Tools & Technologies

  • Azure Data Factory: Used for orchestrating and automating the data pipeline.
  • Azure Databricks: Provides scalable data processing and transformation capabilities.
  • Azure Data Lake Storage: Serves as the storage solution for raw and processed data.
  • Azure Synapse Analytics: Enables advanced analytics and data warehousing capabilities.
  • Power BI: Used for creating interactive and real-time visualizations.

Key Features

  • Automated Data Pipeline: Configured using Azure Data Factory to automatically trigger data ingestion and processing.
  • Multi-layer Data Transformation: Utilizes Azure Databricks to transform data through Bronze, Silver, and Gold layers for optimized performance.
  • Real-Time Data Reporting: Integrates with Power BI for up-to-date visual analytics and insights.
  • Scalable Architecture: Designed to handle large volumes of data and provide scalable data processing.

Setup & Execution

  1. Create a Trigger in Azure Data Factory:

    • Configure a scheduled trigger to run the pipeline at specified intervals.
    • The pipeline performs data extraction, transformation, and loading operations.

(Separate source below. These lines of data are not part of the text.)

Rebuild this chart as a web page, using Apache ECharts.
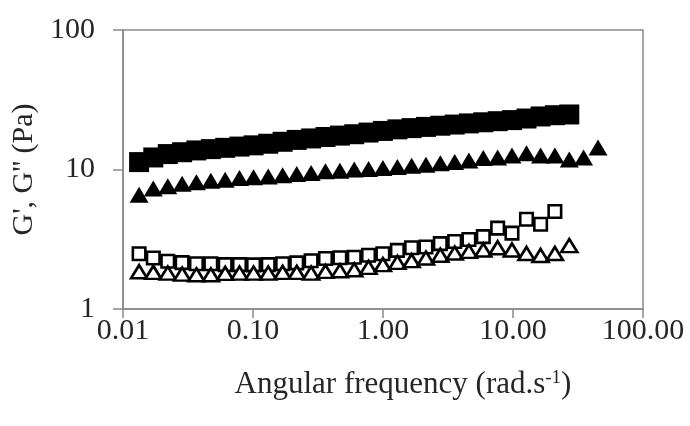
<!DOCTYPE html>
<html><head><meta charset="utf-8">
<script src="https://cdn.jsdelivr.net/npm/echarts@6/dist/echarts.min.js"></script>
<style>html,body{margin:0;padding:0;background:#fff}#c{width:690px;height:426px}</style>
</head><body><div id="c"></div>
<script>
// angular frequency (rad/s)
const freq = [0.0133, 0.0171, 0.0221, 0.0285, 0.0367, 0.0474, 0.0611, 0.0787, 0.101, 0.131, 0.169, 0.217, 0.280, 0.361, 0.466, 0.601, 0.774, 0.998, 1.29, 1.66, 2.14, 2.76, 3.56, 4.58, 5.91, 7.62, 9.82, 12.7, 16.3, 21.0, 27.1, 34.9, 45.1];
// filled squares
const gFilledSquare = [11.3, 12.2, 12.9, 13.3, 13.7, 14.0, 14.3, 14.6, 14.9, 15.3, 15.8, 16.3, 16.7, 17.1, 17.5, 17.9, 18.4, 18.9, 19.4, 19.8, 20.2, 20.6, 21.0, 21.4, 21.8, 22.2, 22.6, 23.2, 24.0, 24.5, 24.8];
// filled triangles
const gFilledTriangle = [6.6, 7.3, 7.6, 7.9, 8.1, 8.3, 8.45, 8.7, 8.8, 8.9, 9.1, 9.3, 9.44, 9.7, 9.8, 10.0, 10.1, 10.25, 10.4, 10.65, 10.8, 11.1, 11.3, 11.6, 12.1, 12.2, 12.6, 13.1, 12.6, 12.6, 11.8, 12.2, 14.4];
// open squares
const gOpenSquare = [2.49, 2.32, 2.20, 2.15, 2.11, 2.11, 2.08, 2.08, 2.07, 2.08, 2.11, 2.14, 2.22, 2.30, 2.33, 2.35, 2.43, 2.49, 2.63, 2.75, 2.78, 2.94, 3.05, 3.15, 3.30, 3.80, 3.50, 4.40, 4.05, 5.00];
// open triangles
const gOpenTriangle = [1.85, 1.83, 1.81, 1.78, 1.76, 1.76, 1.80, 1.81, 1.81, 1.81, 1.83, 1.83, 1.81, 1.86, 1.88, 1.91, 1.99, 2.08, 2.16, 2.22, 2.32, 2.43, 2.52, 2.59, 2.65, 2.75, 2.65, 2.50, 2.42, 2.50, 2.85];

const yTicks = ['1', '10', '100'];
const xTitle = 'Angular frequency (rad.s{sup|-1})';
const yTitle = "G', G'' (Pa)";

function pts(ys) { return ys.map((y, i) => [freq[i], y]); }

const font = "'Liberation Serif', 'Times New Roman', serif";
const axisGray = '#8a8a8a';
const txt = '#262626';
const chart = echarts.init(document.getElementById('c'), null, { renderer: 'canvas' });
chart.setOption({
  animation: false,
  backgroundColor: '#fff',
  grid: { left: 123, right: 47, top: 30, bottom: 117, show: true, borderColor: axisGray, borderWidth: 1.5, outerBoundsMode: 'none', containLabel: false },
  xAxis: {
    type: 'log', logBase: 10, min: 0.01, max: 100,
    axisLine: { show: true, lineStyle: { color: axisGray, width: 1.5 } },
    axisTick: { show: true, inside: false, length: 9, lineStyle: { color: axisGray, width: 1.5 } },
    splitLine: { show: false }, minorTick: { show: false },
    axisLabel: { formatter: v => Number(v).toFixed(2), fontFamily: font, fontSize: 30, color: txt, margin: 7, showMinLabel: true, showMaxLabel: true },
    name: xTitle, nameLocation: 'middle', nameGap: 60,
    nameTextStyle: { fontFamily: font, fontSize: 31, color: txt, padding: [0, 0, 0, 40],
      rich: { sup: { fontFamily: font, fontSize: 19, color: txt, verticalAlign: 'top', padding: [0, 0, 12, 0] } } }
  },
  yAxis: {
    type: 'log', logBase: 10, min: 1, max: 100,
    axisLine: { show: true, lineStyle: { color: axisGray, width: 1.5 } },
    axisTick: { show: true, inside: false, length: 10, lineStyle: { color: axisGray, width: 1.5 } },
    splitLine: { show: false }, minorTick: { show: false },
    axisLabel: { formatter: v => { const r = Math.round(Math.log10(v)); return yTicks[r] !== undefined ? yTicks[r] : ''; }, fontFamily: font, fontSize: 30, color: txt, margin: 28, showMinLabel: true, showMaxLabel: true },
    name: yTitle, nameLocation: 'middle', nameGap: 84, nameRotate: 90,
    nameTextStyle: { fontFamily: font, fontSize: 30, color: txt }
  },
  series: [
    { type: 'scatter', data: pts(gFilledSquare), symbol: 'rect', symbolSize: 20, itemStyle: { color: '#000', opacity: 1 } },
    { type: 'scatter', data: pts(gFilledTriangle), symbol: 'triangle', symbolSize: [19, 16], itemStyle: { color: '#000', opacity: 1 } },
    { type: 'scatter', data: pts(gOpenSquare), symbol: 'rect', symbolSize: 12.5, itemStyle: { color: '#fff', borderColor: '#000', borderWidth: 2.6, opacity: 1 } },
    { type: 'scatter', data: pts(gOpenTriangle), symbol: 'triangle', symbolSize: [16, 13], itemStyle: { color: '#fff', borderColor: '#000', borderWidth: 2.6, opacity: 1 } }
  ]
});
</script>
</body></html>
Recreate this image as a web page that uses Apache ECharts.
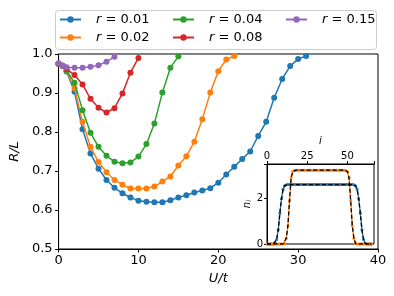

  2. Add Data to On-Premise SQL Server:

    • Insert new records into the source tables to test the pipeline.
    • Verify that data flows through the pipeline and is reflected in Power BI.

  3. Monitor Pipeline Execution:

    • Use Azure Data Factory's monitoring tools to track the pipeline's progress.
    • Ensure data is processed and loaded correctly into the target systems.

  4. Update Visualizations:

    • Refresh Power BI reports to verify that new data is accurately represented in the visuals.

Learnings & Skills

  • ETL Processes: Mastered end-to-end ETL (Extract, Transform, Load) processes using Azure tools.
  • Data Transformation: Implemented multi-layer data transformation techniques with Azure Databricks.
  • Automation: Configured automated triggers and schedules for data pipelines.
  • Data Integration: Integrated data from various sources into a unified reporting solution with Power BI.

Conclusion

This project highlights the ability to build a comprehensive data engineering pipeline using modern Azure technologies. It demonstrates practical skills in data ingestion, transformation, and visualization, providing a solid foundation for tackling real-world data engineering challenges.

Future Enhancements

  • Advanced Analytics: Integrate machine learning models for predictive analytics.
  • Data Quality Monitoring: Implement monitoring and validation rules to ensure data accuracy.